Slow manufacturer updates are a huge problem for Android that doesn't really need an introduction at this point because everyone knows the drill. Google releases new Android Dessert. Anywhere between 3 months to a year later, the update has reached your phone, assuming it isn't older than, say, 18 months. It's not only manufacturers at fault, though. The multi-tiered Android update process is rather convoluted.
Now, Google is taking tangible steps to reduce the overhead and quicken up those updates a bit. Ahead of I/O 2017, the Android household announced Project Treble. Touting it as the biggest change to Android's system architecture ever, PT separates the low-level code written by SoC manufacturers like Samsung and Qualcomm from the Android OS codebase. This is the very basic gist of it, and the result is that device makers can now deliver updates by updating only code relevant to the OS without further work needed from the silicon slingers.

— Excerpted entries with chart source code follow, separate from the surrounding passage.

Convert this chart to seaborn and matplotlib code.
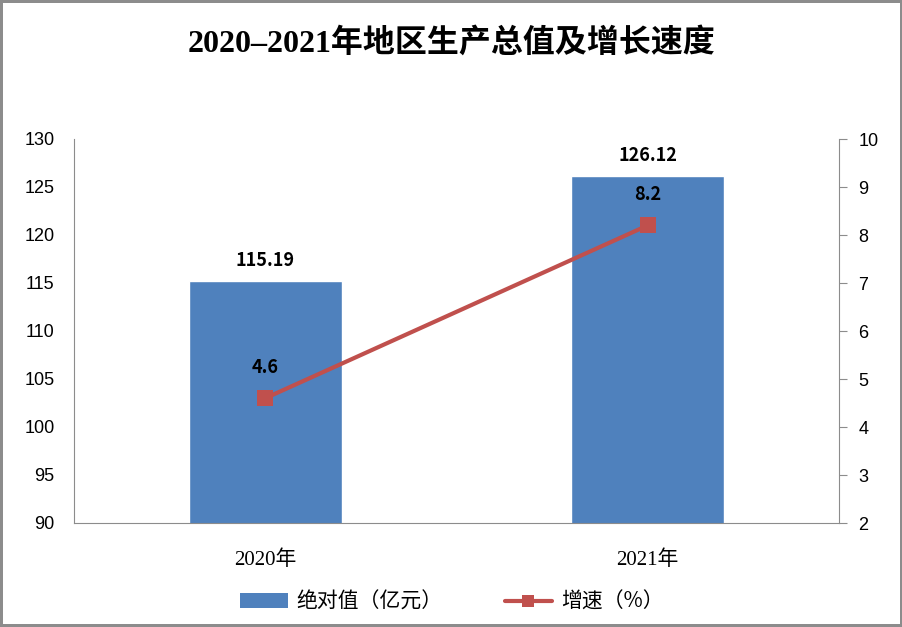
import matplotlib
matplotlib.use('Agg')
import matplotlib.pyplot as plt
import seaborn as sns
import numpy as np
import pandas as pd
from matplotlib.lines import Line2D
from matplotlib.patches import Patch

years=['2020年','2021年']
gdp=[115.19,126.12]
growth=[4.6,8.2]
gdp_labels=['115.19','126.12']
growth_labels=['4.6','8.2']

bar_c='#4F81BD'
line_c='#C0504D'
cjk=['Noto Sans CJK SC','DejaVu Sans']
serif_cjk=['Liberation Serif','Noto Sans CJK SC']

sns.set_style('white')
plt.rcParams['font.family']=cjk
plt.rcParams['text.color']='black'
plt.rcParams['xtick.color']='black';plt.rcParams['ytick.color']='black'

df=pd.DataFrame({'year':years,'gdp':gdp,'growth':growth})

fig=plt.figure(figsize=(9.03,6.27),dpi=100)
fig.patch.set_edgecolor('#8c8c8c');fig.patch.set_linewidth(3)
ax=fig.add_axes([74/903,1-523/627,765/903,384/627])
sns.barplot(data=df,x='year',y='gdp',color=bar_c,width=0.4,saturation=1,ax=ax)
ax.set_ylim(90,130)
ax.set_yticks(np.arange(90,131,5))
ax.set_xlim(-0.5,1.5)
ax.set_xlabel('');ax.set_ylabel('')
ax.tick_params(axis='y',length=0,pad=14,labelsize=13,labelcolor='black')
ax.tick_params(axis='x',length=0,pad=20,labelsize=15,labelcolor='black')
for t in ax.get_yticklabels():t.set_family('Liberation Sans')
for t in ax.get_xticklabels():t.set_family(serif_cjk)
for s in ['top','right']:ax.spines[s].set_visible(False)
ax.spines['left'].set_color('#8c8c8c');ax.spines['bottom'].set_color('#8c8c8c')

for i,v in enumerate(gdp):
	ax.text(i,v+1.2,gdp_labels[i],ha='center',va='bottom',fontsize=13,fontweight='bold')

ax2=ax.twinx()
sns.lineplot(x=np.arange(len(years)),y=growth,color=line_c,lw=3,marker='s',markersize=11,markeredgewidth=0,ax=ax2)
ax2.set_ylim(2,10)
ax2.set_yticks(np.arange(2,11,1))
ax2.tick_params(axis='y',length=6,color='#8c8c8c',pad=8,labelsize=13,labelcolor='black')
for t in ax2.get_yticklabels():t.set_family('Liberation Sans')
for s in ['top','left','bottom']:ax2.spines[s].set_visible(False)
ax2.spines['right'].set_color('#8c8c8c')
for i,v in enumerate(growth):
	ax2.text(i,v+0.45,growth_labels[i],ha='center',va='bottom',fontsize=13,fontweight='bold')

fig.text(0.5,1-43/627,'2020–2021年地区生产总值及增长速度',ha='center',va='center',fontsize=23,fontweight='bold',family=serif_cjk)

handles=[Patch(facecolor=bar_c,edgecolor='none'),
	Line2D([],[],color=line_c,lw=3,marker='s',markersize=9,markeredgewidth=0)]
fig.legend(handles,['绝对值（亿元）','增速（%）'],loc='center',bbox_to_anchor=(0.5,1-602/627),ncol=2,frameon=False,fontsize=15,handlelength=2.3,columnspacing=3,handletextpad=0.4)

plt.savefig('out.png',dpi=100)
plt.close()
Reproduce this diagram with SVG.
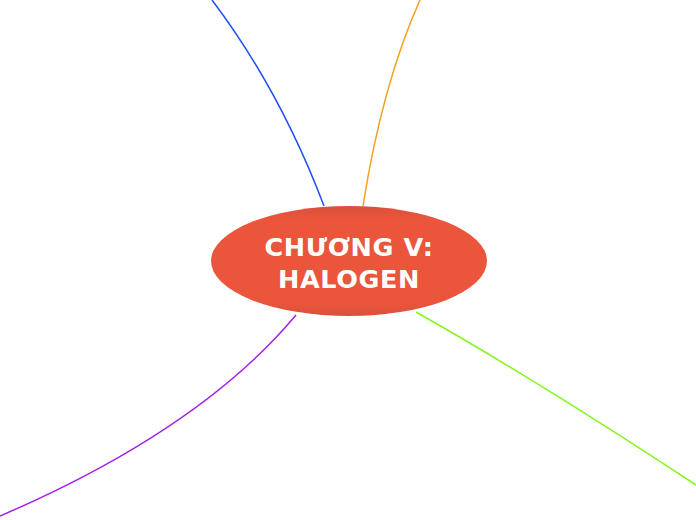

Thus, a significant bottleneck in the update process is bypassed and new Android updates ought to be reaching devices sooner. Additionally, Google is trying to get its processor and device-making partners to bring their code changes, such as new features and bugfixes, to the common Android Open Source Project codebase.
Project Treble is part of the upcoming Android O
and is already running on the Developer Preview version for Pixel
phones. All devices that launch on O or get updates to it will support the program. The next Android version is coming later this year.